TASK DETAILS →
Every line from the one with "Write the matplotlib code for this chart." to the one with "from matplotlib.lines import Line2D", including those two, is to be copied exactly; all other lines of the entries below are left out.

DATASET EXCERPTS →
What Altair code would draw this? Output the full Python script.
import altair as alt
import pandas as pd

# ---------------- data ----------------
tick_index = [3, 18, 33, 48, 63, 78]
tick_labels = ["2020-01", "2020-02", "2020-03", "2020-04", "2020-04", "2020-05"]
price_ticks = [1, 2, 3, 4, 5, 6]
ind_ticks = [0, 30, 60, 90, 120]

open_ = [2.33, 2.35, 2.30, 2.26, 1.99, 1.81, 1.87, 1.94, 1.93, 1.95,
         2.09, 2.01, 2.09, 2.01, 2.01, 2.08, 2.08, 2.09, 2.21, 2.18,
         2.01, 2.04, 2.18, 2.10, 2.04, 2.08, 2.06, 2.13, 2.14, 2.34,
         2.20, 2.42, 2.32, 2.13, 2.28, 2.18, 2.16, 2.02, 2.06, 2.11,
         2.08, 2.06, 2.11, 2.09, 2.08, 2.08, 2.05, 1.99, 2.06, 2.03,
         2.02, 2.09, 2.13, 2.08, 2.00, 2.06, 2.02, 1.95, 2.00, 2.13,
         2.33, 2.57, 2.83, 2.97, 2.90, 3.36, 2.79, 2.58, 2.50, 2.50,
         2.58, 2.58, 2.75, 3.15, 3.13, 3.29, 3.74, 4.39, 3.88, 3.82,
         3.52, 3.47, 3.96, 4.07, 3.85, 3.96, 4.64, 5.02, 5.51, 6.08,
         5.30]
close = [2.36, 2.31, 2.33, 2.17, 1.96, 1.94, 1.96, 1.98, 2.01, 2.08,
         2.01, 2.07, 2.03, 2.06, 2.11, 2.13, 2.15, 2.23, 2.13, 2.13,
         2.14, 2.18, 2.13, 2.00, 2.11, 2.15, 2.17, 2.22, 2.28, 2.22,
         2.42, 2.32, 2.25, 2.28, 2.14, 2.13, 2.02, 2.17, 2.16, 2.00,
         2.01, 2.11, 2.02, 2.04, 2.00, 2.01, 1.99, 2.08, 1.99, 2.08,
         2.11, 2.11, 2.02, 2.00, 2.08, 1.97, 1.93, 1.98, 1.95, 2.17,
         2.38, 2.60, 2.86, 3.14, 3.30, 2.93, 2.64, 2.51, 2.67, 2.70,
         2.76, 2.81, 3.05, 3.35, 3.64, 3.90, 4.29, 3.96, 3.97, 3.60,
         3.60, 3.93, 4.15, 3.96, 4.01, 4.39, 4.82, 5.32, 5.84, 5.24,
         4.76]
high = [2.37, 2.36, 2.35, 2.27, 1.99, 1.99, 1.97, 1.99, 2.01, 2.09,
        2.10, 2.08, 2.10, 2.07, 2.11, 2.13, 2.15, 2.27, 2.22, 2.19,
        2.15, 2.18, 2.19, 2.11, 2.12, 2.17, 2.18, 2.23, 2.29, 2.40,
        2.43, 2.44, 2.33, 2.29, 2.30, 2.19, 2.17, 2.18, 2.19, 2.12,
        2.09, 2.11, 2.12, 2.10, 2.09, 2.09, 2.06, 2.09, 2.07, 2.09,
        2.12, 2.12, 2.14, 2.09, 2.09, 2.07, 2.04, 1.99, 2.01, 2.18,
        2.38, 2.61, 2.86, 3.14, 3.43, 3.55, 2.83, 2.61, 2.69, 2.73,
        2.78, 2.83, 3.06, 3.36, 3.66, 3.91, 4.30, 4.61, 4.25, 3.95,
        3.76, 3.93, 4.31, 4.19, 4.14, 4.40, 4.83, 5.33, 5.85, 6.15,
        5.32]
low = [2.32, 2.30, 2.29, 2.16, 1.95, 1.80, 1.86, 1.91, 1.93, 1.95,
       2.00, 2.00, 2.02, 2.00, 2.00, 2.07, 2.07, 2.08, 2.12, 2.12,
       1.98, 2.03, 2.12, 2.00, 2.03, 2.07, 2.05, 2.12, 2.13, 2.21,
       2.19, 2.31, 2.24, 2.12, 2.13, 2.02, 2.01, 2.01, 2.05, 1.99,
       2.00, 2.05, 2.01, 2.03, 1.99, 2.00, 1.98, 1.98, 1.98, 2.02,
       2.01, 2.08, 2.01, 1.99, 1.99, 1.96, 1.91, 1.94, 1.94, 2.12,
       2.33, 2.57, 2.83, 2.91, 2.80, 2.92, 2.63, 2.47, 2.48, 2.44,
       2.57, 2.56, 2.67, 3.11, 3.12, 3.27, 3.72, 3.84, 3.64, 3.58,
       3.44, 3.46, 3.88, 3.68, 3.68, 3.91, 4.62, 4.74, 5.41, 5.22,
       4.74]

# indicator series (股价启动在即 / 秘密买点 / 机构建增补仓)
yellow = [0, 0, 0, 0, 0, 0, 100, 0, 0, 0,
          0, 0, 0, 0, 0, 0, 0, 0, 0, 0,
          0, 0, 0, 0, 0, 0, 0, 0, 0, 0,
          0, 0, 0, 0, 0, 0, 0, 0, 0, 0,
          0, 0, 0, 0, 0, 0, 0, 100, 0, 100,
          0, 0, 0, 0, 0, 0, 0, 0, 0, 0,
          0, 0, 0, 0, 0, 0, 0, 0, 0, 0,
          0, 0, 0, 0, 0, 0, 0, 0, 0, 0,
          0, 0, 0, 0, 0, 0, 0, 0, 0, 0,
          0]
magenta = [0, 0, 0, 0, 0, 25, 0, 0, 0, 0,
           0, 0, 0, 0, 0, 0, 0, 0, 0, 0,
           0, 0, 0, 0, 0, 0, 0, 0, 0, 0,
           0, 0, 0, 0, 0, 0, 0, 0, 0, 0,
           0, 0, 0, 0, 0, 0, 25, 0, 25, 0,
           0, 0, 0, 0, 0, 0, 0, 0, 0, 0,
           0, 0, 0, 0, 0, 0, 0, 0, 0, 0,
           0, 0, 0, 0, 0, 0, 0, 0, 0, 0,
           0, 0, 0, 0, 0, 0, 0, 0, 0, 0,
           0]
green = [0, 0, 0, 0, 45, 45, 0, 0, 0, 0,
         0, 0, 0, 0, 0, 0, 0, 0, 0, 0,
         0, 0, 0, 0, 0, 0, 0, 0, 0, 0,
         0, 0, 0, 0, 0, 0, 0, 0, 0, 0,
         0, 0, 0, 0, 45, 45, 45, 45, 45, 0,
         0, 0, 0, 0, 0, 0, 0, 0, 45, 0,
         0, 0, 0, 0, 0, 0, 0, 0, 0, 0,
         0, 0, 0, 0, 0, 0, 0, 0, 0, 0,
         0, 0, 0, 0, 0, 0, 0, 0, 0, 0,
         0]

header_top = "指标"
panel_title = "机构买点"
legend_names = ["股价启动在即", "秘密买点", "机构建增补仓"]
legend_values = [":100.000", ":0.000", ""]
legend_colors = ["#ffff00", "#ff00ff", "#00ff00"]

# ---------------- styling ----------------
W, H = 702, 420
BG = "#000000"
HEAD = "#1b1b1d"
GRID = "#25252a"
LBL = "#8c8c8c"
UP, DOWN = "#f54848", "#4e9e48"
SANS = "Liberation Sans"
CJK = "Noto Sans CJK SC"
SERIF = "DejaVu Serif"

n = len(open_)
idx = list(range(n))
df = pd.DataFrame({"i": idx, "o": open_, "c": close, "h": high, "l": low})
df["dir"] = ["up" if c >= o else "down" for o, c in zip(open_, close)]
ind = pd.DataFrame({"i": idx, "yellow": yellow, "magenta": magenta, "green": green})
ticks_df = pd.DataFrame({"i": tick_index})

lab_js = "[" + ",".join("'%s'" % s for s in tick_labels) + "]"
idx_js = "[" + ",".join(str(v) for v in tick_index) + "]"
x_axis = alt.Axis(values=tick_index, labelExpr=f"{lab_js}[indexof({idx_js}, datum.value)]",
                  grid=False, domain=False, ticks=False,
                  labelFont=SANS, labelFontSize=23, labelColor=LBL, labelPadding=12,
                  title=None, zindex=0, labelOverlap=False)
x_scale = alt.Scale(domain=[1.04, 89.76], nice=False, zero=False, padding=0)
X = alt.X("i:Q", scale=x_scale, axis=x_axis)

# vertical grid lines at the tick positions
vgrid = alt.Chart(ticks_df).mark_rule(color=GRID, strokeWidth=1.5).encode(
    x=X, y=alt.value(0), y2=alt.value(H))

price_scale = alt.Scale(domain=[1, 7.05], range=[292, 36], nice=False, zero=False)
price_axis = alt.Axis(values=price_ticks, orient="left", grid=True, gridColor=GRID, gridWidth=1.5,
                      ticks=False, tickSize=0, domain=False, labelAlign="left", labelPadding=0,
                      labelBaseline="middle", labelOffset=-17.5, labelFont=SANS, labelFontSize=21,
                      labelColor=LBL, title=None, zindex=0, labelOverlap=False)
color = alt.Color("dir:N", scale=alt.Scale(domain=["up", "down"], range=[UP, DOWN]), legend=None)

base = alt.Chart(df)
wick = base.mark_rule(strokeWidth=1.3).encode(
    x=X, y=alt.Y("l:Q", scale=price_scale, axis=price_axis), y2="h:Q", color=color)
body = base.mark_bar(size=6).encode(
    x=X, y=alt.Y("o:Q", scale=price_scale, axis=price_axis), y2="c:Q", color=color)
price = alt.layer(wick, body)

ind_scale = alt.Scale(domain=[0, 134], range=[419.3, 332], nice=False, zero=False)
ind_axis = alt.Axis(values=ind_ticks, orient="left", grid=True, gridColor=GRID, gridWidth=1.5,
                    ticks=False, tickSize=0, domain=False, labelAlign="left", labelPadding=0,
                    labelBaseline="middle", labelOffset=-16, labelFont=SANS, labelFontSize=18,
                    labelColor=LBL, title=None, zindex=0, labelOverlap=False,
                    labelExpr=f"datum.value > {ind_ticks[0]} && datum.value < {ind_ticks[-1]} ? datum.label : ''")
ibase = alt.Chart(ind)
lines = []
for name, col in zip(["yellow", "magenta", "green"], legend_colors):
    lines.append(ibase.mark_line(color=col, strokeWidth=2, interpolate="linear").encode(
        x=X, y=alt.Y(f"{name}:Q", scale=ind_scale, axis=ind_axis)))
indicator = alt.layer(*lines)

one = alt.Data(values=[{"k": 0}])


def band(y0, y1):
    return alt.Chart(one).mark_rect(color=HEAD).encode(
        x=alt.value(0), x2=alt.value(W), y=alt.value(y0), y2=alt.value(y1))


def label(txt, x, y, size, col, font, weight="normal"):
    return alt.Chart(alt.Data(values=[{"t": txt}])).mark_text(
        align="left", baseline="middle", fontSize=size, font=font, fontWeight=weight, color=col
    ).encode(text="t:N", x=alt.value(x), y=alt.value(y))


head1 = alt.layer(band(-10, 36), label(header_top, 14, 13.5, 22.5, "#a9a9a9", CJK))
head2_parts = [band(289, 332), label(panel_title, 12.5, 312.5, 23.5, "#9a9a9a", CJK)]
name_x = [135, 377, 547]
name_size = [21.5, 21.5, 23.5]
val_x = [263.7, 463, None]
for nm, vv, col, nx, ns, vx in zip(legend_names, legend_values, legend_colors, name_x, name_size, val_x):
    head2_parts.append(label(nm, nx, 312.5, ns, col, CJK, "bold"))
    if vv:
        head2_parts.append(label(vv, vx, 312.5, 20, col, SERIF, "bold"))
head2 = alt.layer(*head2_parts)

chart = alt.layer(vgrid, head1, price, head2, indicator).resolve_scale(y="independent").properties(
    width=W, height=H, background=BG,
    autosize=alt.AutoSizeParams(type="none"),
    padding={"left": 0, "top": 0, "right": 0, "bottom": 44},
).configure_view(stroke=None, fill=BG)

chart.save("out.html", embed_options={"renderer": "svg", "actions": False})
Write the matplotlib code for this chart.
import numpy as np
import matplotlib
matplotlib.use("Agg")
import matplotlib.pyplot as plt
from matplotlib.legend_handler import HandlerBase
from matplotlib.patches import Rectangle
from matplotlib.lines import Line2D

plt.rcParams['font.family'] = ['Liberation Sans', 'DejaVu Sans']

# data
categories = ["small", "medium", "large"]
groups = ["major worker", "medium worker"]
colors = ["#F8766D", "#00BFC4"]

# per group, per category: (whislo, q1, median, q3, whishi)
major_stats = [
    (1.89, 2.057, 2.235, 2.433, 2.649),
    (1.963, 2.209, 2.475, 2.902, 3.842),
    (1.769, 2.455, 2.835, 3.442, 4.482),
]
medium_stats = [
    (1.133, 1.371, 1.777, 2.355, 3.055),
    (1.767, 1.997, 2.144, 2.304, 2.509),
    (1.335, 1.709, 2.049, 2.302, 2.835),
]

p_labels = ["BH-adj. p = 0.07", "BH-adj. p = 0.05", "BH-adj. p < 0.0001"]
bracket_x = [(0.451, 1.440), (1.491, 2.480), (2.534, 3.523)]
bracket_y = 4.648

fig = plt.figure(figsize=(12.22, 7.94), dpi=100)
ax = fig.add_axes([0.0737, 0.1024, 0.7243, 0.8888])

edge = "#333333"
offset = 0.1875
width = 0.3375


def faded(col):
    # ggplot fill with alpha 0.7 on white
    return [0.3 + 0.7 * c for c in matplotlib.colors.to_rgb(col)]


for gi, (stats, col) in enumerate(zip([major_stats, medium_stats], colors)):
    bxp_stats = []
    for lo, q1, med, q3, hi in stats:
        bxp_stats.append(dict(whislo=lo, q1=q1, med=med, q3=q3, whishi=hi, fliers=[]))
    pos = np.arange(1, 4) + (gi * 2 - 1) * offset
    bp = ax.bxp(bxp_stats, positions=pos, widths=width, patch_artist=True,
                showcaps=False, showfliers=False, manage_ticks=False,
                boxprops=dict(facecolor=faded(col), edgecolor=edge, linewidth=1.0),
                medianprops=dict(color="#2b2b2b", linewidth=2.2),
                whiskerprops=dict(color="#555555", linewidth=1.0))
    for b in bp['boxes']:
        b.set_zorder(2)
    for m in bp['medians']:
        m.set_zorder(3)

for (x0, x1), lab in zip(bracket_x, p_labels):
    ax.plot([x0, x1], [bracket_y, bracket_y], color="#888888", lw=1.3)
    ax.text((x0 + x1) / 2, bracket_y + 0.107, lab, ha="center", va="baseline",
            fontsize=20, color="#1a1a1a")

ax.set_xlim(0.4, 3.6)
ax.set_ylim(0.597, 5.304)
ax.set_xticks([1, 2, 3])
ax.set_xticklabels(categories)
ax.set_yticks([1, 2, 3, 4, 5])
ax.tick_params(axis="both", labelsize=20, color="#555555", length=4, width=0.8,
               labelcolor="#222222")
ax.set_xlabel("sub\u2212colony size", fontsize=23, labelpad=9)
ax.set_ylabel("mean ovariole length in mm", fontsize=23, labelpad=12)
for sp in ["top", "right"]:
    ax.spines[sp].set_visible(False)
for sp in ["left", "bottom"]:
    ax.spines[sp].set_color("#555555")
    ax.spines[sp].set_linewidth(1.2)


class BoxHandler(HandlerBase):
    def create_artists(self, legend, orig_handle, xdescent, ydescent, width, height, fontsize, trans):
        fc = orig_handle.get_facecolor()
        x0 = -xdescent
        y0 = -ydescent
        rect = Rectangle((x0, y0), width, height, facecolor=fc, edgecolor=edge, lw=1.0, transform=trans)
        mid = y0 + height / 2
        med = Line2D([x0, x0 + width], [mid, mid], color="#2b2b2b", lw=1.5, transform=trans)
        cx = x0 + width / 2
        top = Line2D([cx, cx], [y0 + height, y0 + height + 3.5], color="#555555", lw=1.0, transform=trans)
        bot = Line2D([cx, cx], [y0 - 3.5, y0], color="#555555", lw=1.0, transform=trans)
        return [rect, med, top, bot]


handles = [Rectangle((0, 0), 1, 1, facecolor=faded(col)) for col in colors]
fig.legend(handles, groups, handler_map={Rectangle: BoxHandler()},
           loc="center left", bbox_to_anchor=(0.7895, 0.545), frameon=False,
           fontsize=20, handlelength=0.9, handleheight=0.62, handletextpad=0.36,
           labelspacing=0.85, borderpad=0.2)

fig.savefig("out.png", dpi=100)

RESPONSE TO THE TASK →
Write the matplotlib code for this chart.
import numpy as np
import matplotlib
matplotlib.use("Agg")
import matplotlib.pyplot as plt
from matplotlib.legend_handler import HandlerBase
from matplotlib.patches import Rectangle
from matplotlib.lines import Line2D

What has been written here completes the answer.